- [Supplied material]:
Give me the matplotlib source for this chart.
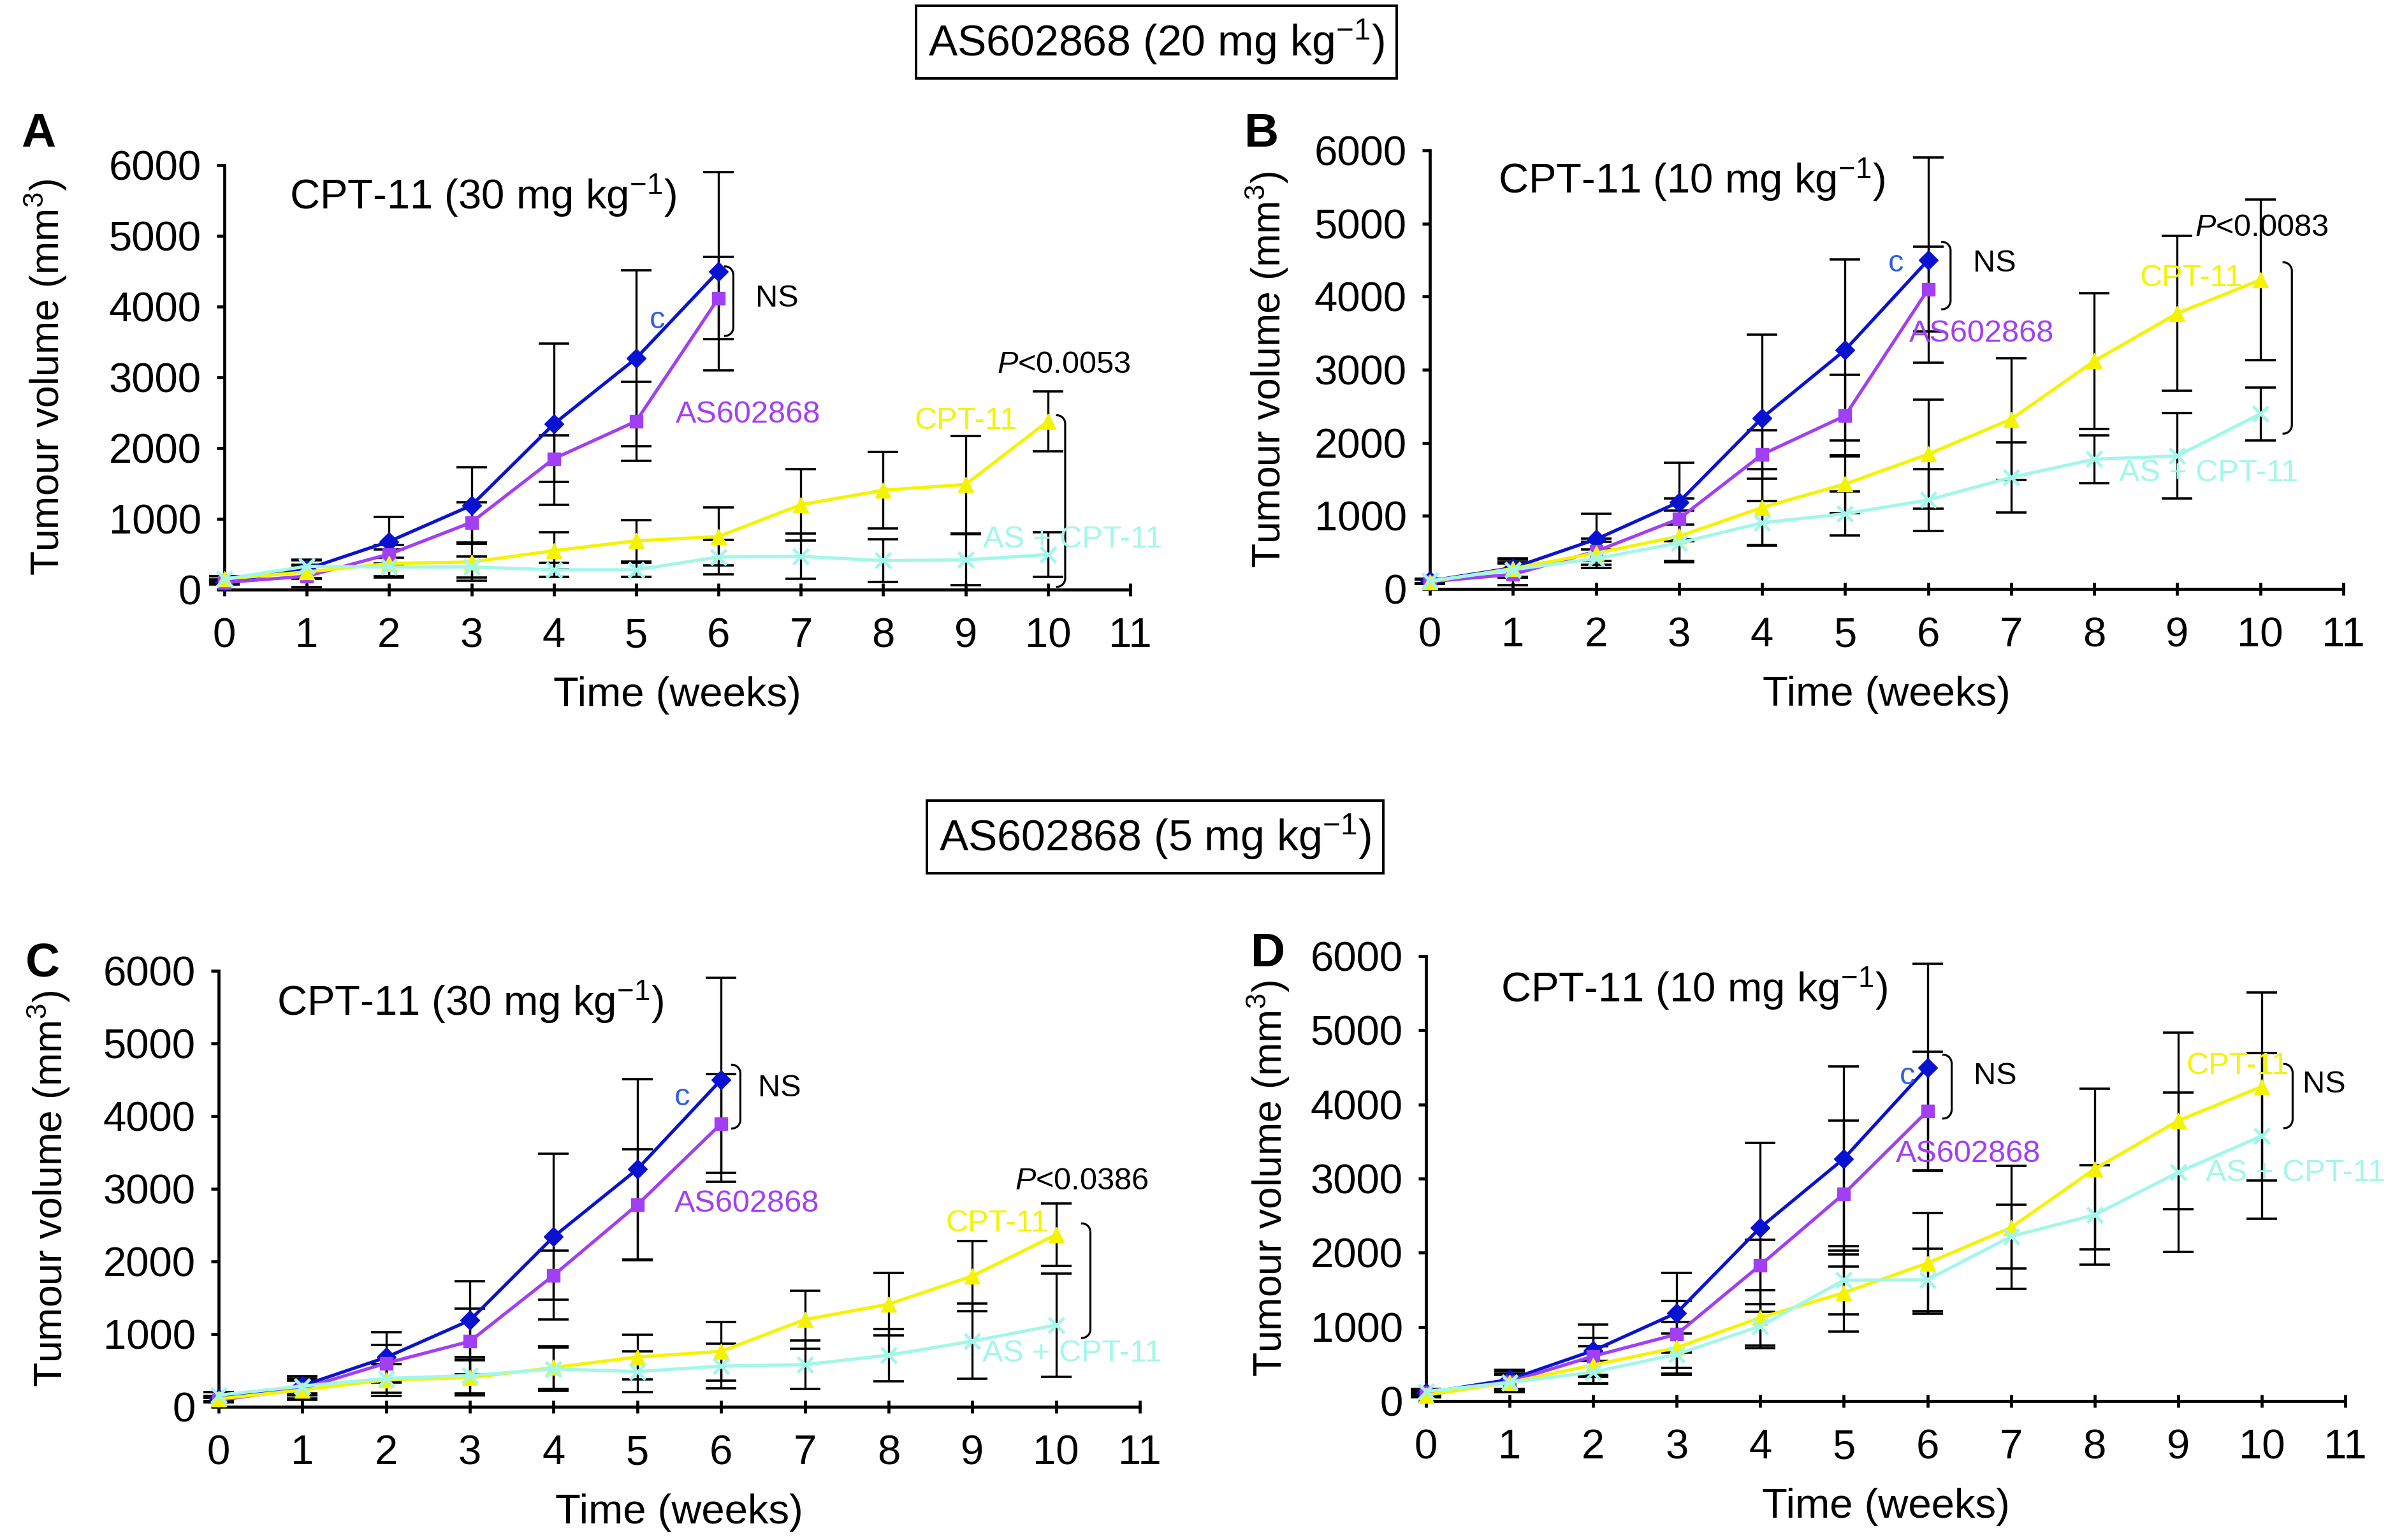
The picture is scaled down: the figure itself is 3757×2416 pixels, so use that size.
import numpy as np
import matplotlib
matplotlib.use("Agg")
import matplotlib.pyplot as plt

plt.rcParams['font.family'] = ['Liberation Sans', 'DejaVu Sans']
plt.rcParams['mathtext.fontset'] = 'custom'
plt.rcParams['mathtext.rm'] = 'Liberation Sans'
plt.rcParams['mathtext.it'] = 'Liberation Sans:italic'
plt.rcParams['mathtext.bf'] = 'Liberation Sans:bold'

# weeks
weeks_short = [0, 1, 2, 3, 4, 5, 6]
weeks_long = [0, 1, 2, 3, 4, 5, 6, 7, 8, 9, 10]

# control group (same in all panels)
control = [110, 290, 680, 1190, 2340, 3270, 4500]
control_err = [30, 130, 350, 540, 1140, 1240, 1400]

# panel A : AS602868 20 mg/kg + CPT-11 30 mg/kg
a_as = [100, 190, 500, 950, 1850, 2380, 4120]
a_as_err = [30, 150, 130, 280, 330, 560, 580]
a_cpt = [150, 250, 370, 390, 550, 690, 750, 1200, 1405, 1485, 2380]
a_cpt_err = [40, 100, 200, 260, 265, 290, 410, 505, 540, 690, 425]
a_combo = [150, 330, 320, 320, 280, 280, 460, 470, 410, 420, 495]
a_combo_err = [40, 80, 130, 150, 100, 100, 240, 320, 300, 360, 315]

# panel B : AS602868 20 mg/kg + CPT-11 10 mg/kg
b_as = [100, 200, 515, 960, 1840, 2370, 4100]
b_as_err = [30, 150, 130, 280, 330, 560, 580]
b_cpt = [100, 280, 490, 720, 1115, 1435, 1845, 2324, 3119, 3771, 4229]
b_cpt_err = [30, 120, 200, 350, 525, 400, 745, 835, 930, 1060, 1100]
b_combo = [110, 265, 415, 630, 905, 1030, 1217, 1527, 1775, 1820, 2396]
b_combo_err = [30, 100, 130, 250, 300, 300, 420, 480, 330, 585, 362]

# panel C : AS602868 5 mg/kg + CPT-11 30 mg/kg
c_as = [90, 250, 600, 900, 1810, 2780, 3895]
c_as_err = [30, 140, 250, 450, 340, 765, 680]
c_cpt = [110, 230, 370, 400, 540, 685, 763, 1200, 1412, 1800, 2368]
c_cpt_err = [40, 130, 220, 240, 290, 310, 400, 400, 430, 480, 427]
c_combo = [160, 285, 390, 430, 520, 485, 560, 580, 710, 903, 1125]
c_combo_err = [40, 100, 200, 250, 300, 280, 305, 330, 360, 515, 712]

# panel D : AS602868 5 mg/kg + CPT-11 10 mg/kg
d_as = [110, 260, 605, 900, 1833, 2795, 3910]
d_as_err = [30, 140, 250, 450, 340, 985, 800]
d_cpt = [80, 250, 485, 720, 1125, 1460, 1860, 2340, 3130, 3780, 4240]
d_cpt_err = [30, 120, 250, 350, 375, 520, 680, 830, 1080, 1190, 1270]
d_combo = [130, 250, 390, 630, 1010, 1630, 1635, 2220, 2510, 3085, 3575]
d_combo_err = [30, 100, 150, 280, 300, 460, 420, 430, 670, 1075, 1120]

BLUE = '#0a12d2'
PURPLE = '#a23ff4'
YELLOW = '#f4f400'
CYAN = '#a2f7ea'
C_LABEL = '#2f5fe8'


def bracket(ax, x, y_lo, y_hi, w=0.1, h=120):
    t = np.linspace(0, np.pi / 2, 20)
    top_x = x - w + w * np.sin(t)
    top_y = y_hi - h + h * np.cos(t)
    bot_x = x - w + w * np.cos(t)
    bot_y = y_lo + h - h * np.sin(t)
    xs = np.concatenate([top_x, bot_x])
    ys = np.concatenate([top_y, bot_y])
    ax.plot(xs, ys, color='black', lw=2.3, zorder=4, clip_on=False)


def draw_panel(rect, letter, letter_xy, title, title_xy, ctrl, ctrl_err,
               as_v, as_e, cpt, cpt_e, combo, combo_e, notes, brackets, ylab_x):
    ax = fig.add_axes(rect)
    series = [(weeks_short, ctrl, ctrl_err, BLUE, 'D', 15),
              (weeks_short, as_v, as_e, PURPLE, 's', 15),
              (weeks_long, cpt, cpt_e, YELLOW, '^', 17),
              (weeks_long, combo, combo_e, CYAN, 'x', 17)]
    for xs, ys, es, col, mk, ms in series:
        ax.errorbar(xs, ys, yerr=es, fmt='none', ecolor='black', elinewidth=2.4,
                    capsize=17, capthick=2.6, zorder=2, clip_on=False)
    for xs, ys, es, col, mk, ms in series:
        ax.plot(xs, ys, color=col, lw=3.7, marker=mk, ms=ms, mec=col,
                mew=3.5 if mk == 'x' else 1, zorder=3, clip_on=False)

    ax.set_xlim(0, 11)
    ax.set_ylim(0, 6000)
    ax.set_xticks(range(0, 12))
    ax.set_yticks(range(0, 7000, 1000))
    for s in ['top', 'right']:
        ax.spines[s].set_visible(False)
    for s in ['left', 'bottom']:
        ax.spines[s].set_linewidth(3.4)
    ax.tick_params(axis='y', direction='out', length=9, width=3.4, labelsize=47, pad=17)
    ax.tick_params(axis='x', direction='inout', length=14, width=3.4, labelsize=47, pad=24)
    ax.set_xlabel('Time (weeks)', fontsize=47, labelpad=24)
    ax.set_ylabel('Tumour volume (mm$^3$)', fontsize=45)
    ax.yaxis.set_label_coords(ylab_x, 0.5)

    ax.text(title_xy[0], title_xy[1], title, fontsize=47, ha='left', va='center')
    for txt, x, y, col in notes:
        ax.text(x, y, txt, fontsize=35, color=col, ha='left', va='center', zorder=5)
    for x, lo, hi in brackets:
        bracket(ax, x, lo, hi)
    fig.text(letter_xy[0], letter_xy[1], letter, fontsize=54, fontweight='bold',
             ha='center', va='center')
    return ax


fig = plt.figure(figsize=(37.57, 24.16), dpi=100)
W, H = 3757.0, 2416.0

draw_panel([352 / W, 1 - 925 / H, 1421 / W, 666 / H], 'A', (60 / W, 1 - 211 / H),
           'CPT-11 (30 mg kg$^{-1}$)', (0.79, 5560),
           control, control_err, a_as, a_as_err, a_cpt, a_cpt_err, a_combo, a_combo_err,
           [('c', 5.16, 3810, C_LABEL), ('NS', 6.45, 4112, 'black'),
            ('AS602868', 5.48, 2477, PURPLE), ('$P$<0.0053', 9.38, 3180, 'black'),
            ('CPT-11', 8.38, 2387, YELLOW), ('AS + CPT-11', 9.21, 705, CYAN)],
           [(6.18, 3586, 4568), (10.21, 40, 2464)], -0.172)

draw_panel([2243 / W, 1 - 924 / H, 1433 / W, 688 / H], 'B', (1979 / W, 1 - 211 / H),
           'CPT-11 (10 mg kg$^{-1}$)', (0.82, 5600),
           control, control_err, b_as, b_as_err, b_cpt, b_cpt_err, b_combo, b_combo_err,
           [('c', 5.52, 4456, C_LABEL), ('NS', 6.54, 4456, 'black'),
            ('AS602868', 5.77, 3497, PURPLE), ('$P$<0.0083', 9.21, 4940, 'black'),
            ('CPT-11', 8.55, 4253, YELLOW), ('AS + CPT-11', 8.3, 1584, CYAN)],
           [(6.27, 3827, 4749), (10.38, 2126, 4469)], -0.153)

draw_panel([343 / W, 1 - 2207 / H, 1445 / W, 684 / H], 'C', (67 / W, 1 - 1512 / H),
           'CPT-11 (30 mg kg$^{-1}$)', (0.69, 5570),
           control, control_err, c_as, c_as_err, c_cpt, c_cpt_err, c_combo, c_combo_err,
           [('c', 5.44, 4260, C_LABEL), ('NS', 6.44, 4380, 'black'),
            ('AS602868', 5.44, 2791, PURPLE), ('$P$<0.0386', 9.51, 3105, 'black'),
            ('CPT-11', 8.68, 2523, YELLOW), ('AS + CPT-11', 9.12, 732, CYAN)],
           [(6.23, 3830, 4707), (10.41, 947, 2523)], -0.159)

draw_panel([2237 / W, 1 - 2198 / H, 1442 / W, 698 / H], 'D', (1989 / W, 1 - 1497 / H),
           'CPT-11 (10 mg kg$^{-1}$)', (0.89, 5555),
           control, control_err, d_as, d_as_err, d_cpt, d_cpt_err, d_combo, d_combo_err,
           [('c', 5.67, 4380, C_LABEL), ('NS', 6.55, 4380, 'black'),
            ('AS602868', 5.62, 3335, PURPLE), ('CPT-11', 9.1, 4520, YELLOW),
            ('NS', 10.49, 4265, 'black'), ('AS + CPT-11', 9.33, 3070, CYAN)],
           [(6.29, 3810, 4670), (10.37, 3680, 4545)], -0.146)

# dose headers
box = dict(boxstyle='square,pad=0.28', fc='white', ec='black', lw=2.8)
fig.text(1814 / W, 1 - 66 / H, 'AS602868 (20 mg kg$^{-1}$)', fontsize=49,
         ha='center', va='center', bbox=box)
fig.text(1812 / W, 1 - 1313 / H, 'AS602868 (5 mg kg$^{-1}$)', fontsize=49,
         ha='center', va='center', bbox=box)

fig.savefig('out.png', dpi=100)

- [Set exercise]: Give again, word for word, every line from the top of the data above to the line holding "import matplotlib.pyplot as plt", inclusive, with the pictures left out.

- [Final answer]:
Give me the matplotlib source for this chart.
The picture is scaled down: the figure itself is 3757×2416 pixels, so use that size.
import numpy as np
import matplotlib
matplotlib.use("Agg")
import matplotlib.pyplot as plt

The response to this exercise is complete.